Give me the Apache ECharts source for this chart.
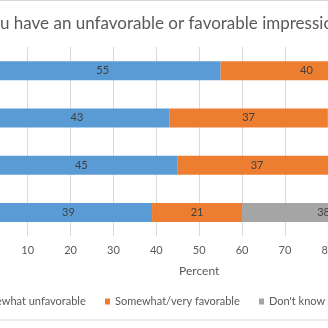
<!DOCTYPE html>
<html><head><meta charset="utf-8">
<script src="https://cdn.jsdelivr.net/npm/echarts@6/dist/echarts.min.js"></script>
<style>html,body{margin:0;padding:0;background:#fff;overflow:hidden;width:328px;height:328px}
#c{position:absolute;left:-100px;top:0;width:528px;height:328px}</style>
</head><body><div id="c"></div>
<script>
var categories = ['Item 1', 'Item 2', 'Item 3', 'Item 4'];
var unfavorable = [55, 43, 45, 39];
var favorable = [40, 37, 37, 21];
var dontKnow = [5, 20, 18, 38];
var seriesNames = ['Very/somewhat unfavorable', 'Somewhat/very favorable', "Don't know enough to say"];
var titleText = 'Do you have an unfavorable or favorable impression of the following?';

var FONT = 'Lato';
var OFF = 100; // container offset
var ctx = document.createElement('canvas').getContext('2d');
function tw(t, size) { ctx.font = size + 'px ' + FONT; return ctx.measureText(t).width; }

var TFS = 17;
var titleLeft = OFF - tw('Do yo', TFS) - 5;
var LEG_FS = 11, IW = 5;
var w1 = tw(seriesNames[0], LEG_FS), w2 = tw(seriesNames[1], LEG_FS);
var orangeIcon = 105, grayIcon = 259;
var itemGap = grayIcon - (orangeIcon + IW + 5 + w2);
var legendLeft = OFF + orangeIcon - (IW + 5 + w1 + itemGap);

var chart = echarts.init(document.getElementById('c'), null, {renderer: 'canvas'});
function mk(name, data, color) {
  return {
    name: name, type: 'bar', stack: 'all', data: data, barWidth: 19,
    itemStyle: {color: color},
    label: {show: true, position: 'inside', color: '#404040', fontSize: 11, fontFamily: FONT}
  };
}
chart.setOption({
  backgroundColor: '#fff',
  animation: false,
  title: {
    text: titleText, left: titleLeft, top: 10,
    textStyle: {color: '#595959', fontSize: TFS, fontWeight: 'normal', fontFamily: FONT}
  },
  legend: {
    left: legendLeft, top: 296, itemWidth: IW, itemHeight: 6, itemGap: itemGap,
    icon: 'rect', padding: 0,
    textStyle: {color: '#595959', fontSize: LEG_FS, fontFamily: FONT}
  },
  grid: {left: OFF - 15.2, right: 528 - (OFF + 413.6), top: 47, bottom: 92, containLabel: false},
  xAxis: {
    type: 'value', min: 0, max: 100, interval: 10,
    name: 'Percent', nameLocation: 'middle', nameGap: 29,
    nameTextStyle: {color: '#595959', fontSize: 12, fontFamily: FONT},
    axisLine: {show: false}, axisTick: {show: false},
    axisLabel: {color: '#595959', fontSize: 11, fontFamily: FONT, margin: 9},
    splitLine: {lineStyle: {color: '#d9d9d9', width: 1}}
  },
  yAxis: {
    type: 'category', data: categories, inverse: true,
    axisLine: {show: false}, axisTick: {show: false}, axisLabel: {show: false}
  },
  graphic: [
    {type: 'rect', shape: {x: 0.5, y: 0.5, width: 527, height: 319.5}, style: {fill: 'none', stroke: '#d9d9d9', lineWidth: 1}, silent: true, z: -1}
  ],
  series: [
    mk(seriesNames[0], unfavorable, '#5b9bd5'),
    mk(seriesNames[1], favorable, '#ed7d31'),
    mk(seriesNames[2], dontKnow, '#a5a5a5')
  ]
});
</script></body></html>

> _TASK TO COMPLETE_
Every line from the start of the listing above through the line with "function tw(t, size)" should be repeated exactly; skip the pictures and add nothing else.

> _FULL RESPONSE_
Give me the Apache ECharts source for this chart.
<!DOCTYPE html>
<html><head><meta charset="utf-8">
<script src="https://cdn.jsdelivr.net/npm/echarts@6/dist/echarts.min.js"></script>
<style>html,body{margin:0;padding:0;background:#fff;overflow:hidden;width:328px;height:328px}
#c{position:absolute;left:-100px;top:0;width:528px;height:328px}</style>
</head><body><div id="c"></div>
<script>
var categories = ['Item 1', 'Item 2', 'Item 3', 'Item 4'];
var unfavorable = [55, 43, 45, 39];
var favorable = [40, 37, 37, 21];
var dontKnow = [5, 20, 18, 38];
var seriesNames = ['Very/somewhat unfavorable', 'Somewhat/very favorable', "Don't know enough to say"];
var titleText = 'Do you have an unfavorable or favorable impression of the following?';

var FONT = 'Lato';
var OFF = 100; // container offset
var ctx = document.createElement('canvas').getContext('2d');
function tw(t, size) { ctx.font = size + 'px ' + FONT; return ctx.measureText(t).width; }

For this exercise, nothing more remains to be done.